Ah, I understand now. For me, iPhone doesn't have table-stakes until I can install apps off GitHub. Maybe come October with the regulation and a new USB-C iPhone, my mind will change.


I really didn't want to switch. I don't know how to live without Termux anymore. Google's screwing up even that, now vital system calls like execve are no longer usable by apps so Termux won't even be able to spawn programs anymore. They worked around that by moving to F-Droid but who knows what Google is gonna screw up in the future. What's the point?

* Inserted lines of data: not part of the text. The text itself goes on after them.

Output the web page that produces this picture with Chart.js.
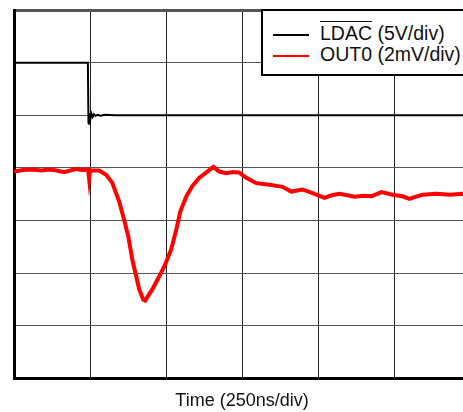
<!DOCTYPE html>
<html>
<head>
<meta charset="utf-8">
<script src="https://cdn.jsdelivr.net/npm/chart.js@4/dist/chart.umd.min.js"></script>
<style>
  html, body { margin: 0; padding: 0; background: #fff; overflow: hidden; }
  #wrap { position: relative; width: 480px; height: 412px; }
  #legend {
    position: absolute; left: 261px; top: 9px; width: 230px; height: 63px;
    border: 2px solid #000; background: #fff;
    font-family: "Liberation Sans", Arial, sans-serif; font-size: 19.5px; color: #111;
  }
  #legend .row { position: absolute; left: 10px; height: 20px; line-height: 20px; white-space: nowrap; }
  #legend .swatch { display: inline-block; width: 36px; height: 2px; vertical-align: middle; margin-right: 11px; }
  .ov { text-decoration: overline; }
</style>
</head>
<body>
<div id="wrap">
  <canvas id="scope"></canvas>
  <div id="legend">
    <div class="row" style="top:12px"><span class="swatch" style="background:#000"></span><span class="ov">LDAC</span> (5V/div)</div>
    <div class="row" style="top:33px"><span class="swatch" style="background:#f00"></span>OUT0 (2mV/div)</div>
  </div>
</div>
<script>
// time in ns, levels in screen divisions (0 = bottom of graticule)
const ldacTime = [0, 243, 245, 247, 249, 252, 255, 259, 263, 268, 275, 285, 300, 330, 1500];
const ldacLevel = [6.0, 6.0, 4.85, 4.84, 5.04, 4.95, 5.03, 4.97, 5.02, 4.99, 5.01, 4.99, 5.01, 5.0, 5.0];

const outTime = [0, 30, 59, 90, 115, 140, 165, 185, 204, 225, 244, 247, 250, 280, 303, 323, 346, 362, 376, 389, 402, 412, 425, 432, 438, 455, 478, 497, 517, 534, 547, 567, 586, 609, 632, 656, 675, 698, 720, 741, 764, 797, 840, 883, 912, 949, 982, 1021, 1045, 1071, 1120, 1150, 1176, 1209, 1245, 1278, 1301, 1320, 1344, 1390, 1433, 1476, 1500];
const outLevel = [3.93, 3.96, 3.97, 3.95, 3.97, 3.95, 3.92, 3.95, 3.98, 3.96, 3.97, 3.80, 3.95, 3.95, 3.87, 3.72, 3.36, 3.02, 2.70, 2.26, 1.94, 1.69, 1.50, 1.48, 1.54, 1.69, 1.94, 2.16, 2.45, 2.83, 3.17, 3.46, 3.65, 3.81, 3.91, 4.02, 3.93, 3.90, 3.92, 3.91, 3.81, 3.71, 3.68, 3.64, 3.55, 3.59, 3.52, 3.43, 3.48, 3.51, 3.45, 3.47, 3.46, 3.54, 3.49, 3.46, 3.41, 3.45, 3.49, 3.51, 3.49, 3.51, 3.50];

const xDivs = 6;   // 250 ns/div
const yDivs = 7;

const toPoints = (xs, ys) => xs.map((x, i) => ({ x, y: ys[i] }));

new Chart(document.getElementById('scope'), {
  type: 'line',
  data: {
    datasets: [
      {
        label: 'LDAC (5V/div)',
        data: toPoints(ldacTime, ldacLevel),
        borderColor: '#000',
        borderWidth: 2,
        pointRadius: 0,
        tension: 0
      },
      {
        label: 'OUT0 (2mV/div)',
        data: toPoints(outTime, outLevel),
        borderColor: '#ff0000',
        borderWidth: 4,
        pointRadius: 0,
        tension: 0
      }
    ]
  },
  options: {
    responsive: true,
    maintainAspectRatio: false,
    animation: false,
    layout: { padding: { left: 14, right: 10, top: 10, bottom: 0 } },
    plugins: { legend: { display: false }, tooltip: { enabled: false } },
    scales: {
      x: {
        type: 'linear',
        min: 0,
        max: xDivs * 250,
        ticks: { display: false, stepSize: 250 },
        grid: { color: '#222', lineWidth: 1, drawTicks: false },
        border: { color: '#000', width: 3 },
        title: {
          display: true,
          text: 'Time (250ns/div)',
          color: '#111',
          font: { family: '"Liberation Sans", Arial, sans-serif', size: 18 },
          padding: { top: 12, bottom: 0 }
        }
      },
      y: {
        min: 0,
        max: yDivs,
        ticks: { display: false, stepSize: 1 },
        grid: {
          color: '#555',
          lineWidth: ctx => (ctx.tick && ctx.tick.value === yDivs ? 3 : 1),
          drawTicks: false
        },
        border: { color: '#000', width: 3 }
      }
    }
  }
});
</script>
</body>
</html>
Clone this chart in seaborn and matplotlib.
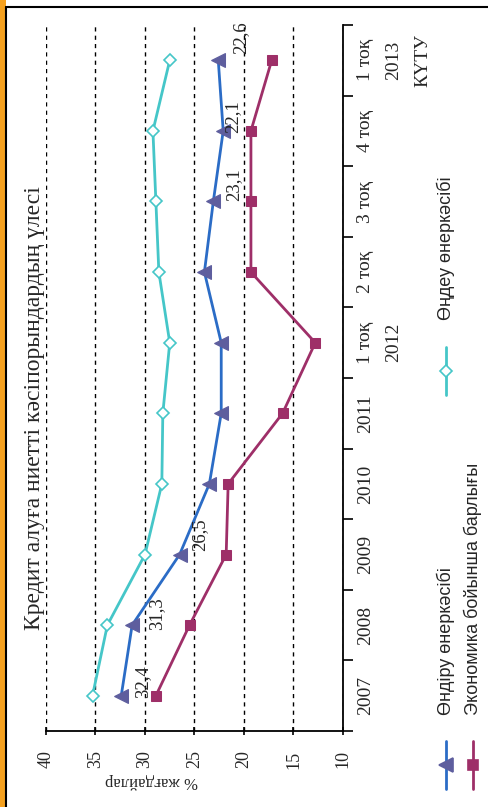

My plan is to buy an iPhone soon and then try to port postmarketOS to my current phone.


> What's the point?

Knowing that when things go to shit, you can at least have a cell phone?

I get your fatalist approach here, I really do. But if you think authoritarian companies are going to eventually ruin everything, I don't see why you'd go all-in on Apple. If you feel shorted by the Play Store's removal process, you won't like the App Store any better. If you're mad about first-world features like hardware attestation existing and being used, that's less Android's fault and more the modern development culture moving forwards.

Do whatever makes you happy in the end. Long-term though, I cannot imagine myself switching back to iOS. Apple has nothing like the AOSP, which love-it-or-lump-it is the best thing Android has going for it today.


>Apple has nothing like the AOSP, which love-it-or-lump-it is the best thing Android has going for it today.

ELI5, what's AOSP? Is it like, base android without hardware drivers? Does this make it easier to maintain 3rd party android roms?


> Is it like, base android without hardware drivers? Does this make it easier to maintain 3rd party android roms?

More or less. The AOSP is the free portion of the Android codebase (licensed in Apache) and actually accounts for the vast majority of Android code you run. Google then adds their services to the OS and preinstalls it on most phones. Most people derive custom roms from a combination of AOSP code and official (albeit proprietary) drivers.